### WHAT IS BEING ASKED
Copy each line below in which the string "produces" occurs.

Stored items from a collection
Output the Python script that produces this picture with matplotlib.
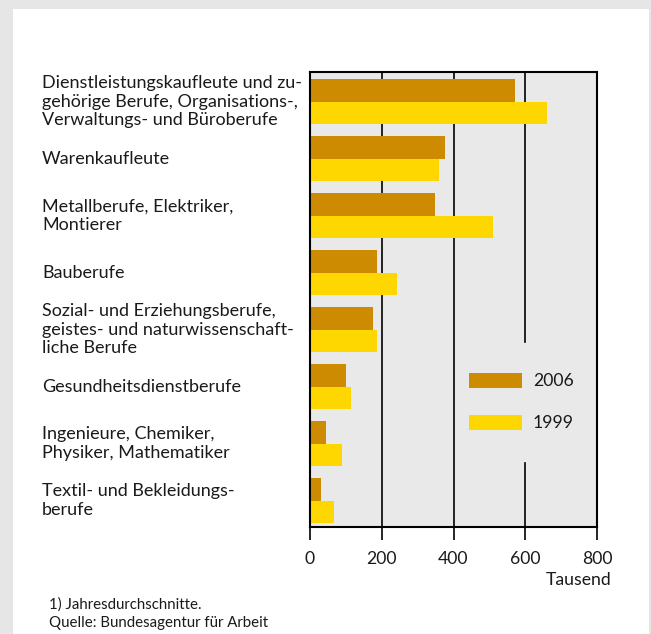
import matplotlib
matplotlib.use("Agg")
import matplotlib.pyplot as plt
from matplotlib.patches import Rectangle

categories = [
    "Dienstleistungskaufleute und zu-\ngehörige Berufe, Organisations-,\nVerwaltungs- und Büroberufe",
    "Warenkaufleute",
    "Metallberufe, Elektriker,\nMontierer",
    "Bauberufe",
    "Sozial- und Erziehungsberufe,\ngeistes- und naturwissenschaft-\nliche Berufe",
    "Gesundheitsdienstberufe",
    "Ingenieure, Chemiker,\nPhysiker, Mathematiker",
    "Textil- und Bekleidungs-\nberufe",
]
values_2006 = [571, 376, 348, 187, 175, 100, 45, 31]
values_1999 = [660, 359, 510, 242, 187, 114, 89, 67]
series_labels = ["2006", "1999"]
xticks = [0, 200, 400, 600, 800]
unit_label = "Tausend"
footnotes = ["1) Jahresdurchschnitte.", "Quelle: Bundesagentur für Arbeit"]

C2006 = "#cc8b00"
C1999 = "#ffd700"
FONT = "Lato"
TXT = "#1a1a1a"

W, H = 651, 634
fig = plt.figure(figsize=(W / 100, H / 100), dpi=100)
fig.patch.set_facecolor("#e6e6e6")
# white panel
fig.patches.append(Rectangle((13 / W, 0), (649 - 13) / W, 1 - 9 / H,
                             transform=fig.transFigure, facecolor="white",
                             edgecolor="none", zorder=-5))

ax = fig.add_axes([310 / W, 1 - 527 / H, (597 - 310) / W, (527 - 72) / H])
ax.set_zorder(1)
ax.set_facecolor("#e9e9e9")

n = len(categories)
pos = list(range(n))
h = 0.397
ax.barh([p - h / 2 for p in pos], values_2006, height=h, color=C2006, zorder=3)
ax.barh([p + h / 2 for p in pos], values_1999, height=h, color=C1999, zorder=3)

ax.set_xlim(0, 800)
ax.set_ylim(n - 1 + 0.46, -0.52)

for v in [200, 400]:
    ax.axvline(v, color="black", lw=1.2, zorder=2)
ax.axvline(600, ymin=0, ymax=0.1407, color="black", lw=1.2, zorder=2)
ax.axvline(600, ymin=0.4066, ymax=1, color="black", lw=1.2, zorder=2)

for s in ax.spines.values():
    s.set_linewidth(1.5)
    s.set_color("black")
    s.set_zorder(5)

ax.set_yticks([])
ax.set_xticks(xticks)
ax.set_xticklabels([str(t) for t in xticks], fontsize=12.7, family=FONT, color=TXT)
ax.tick_params(axis="x", direction="out", length=9.5, width=1.2, pad=8, color="black")

# category labels
for p, lab in zip(pos, categories):
    ax.text(-(310 - 42) / 287 * 800, p, lab, ha="left", va="center",
            fontsize=13, family=FONT, color=TXT, linespacing=1.2,
            transform=ax.transData, clip_on=False)

# legend
leg = [(C2006, series_labels[0], 373), (C1999, series_labels[1], 415)]
for col, lab, ytop in leg:
    fig.patches.append(Rectangle((469 / W, 1 - (ytop + 15) / H), 53 / W, 15 / H,
                                 transform=fig.transFigure, facecolor=col,
                                 edgecolor="none", zorder=10))
    fig.text(533 / W, 1 - (ytop + 8) / H, lab, ha="left", va="center",
             fontsize=12.7, family=FONT, color=TXT, zorder=11)

fig.text(612 / W, 1 - 580 / H, unit_label, ha="right", va="center",
         fontsize=12.7, family=FONT, color=TXT)
fig.text(49 / W, 1 - 605 / H, footnotes[0], ha="left", va="center",
         fontsize=10.8, family=FONT, color=TXT)
fig.text(49 / W, 1 - 623 / H, footnotes[1], ha="left", va="center",
         fontsize=10.8, family=FONT, color=TXT)

fig.savefig("out.png", dpi=100, facecolor=fig.get_facecolor())
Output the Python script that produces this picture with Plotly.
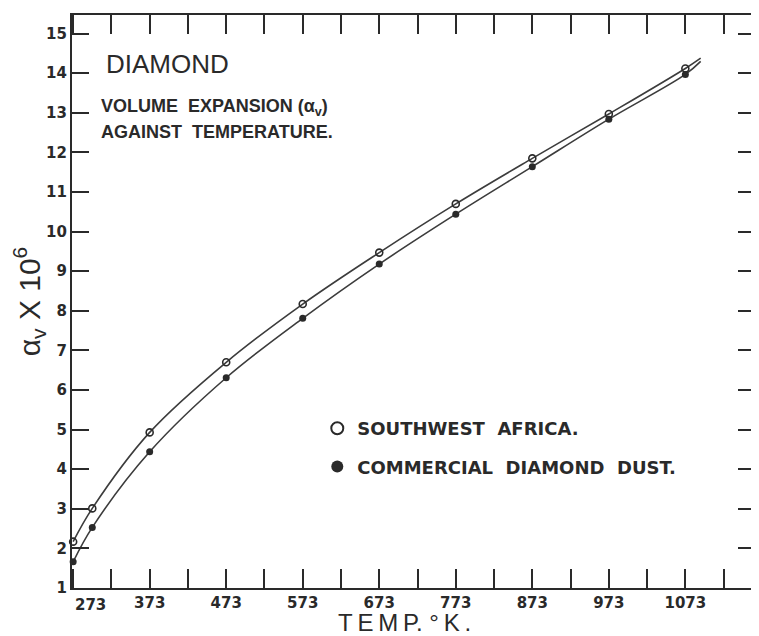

### SOLUTION BELOW
Output the Python script that produces this picture with matplotlib.
Output the Python script that produces this picture with Plotly.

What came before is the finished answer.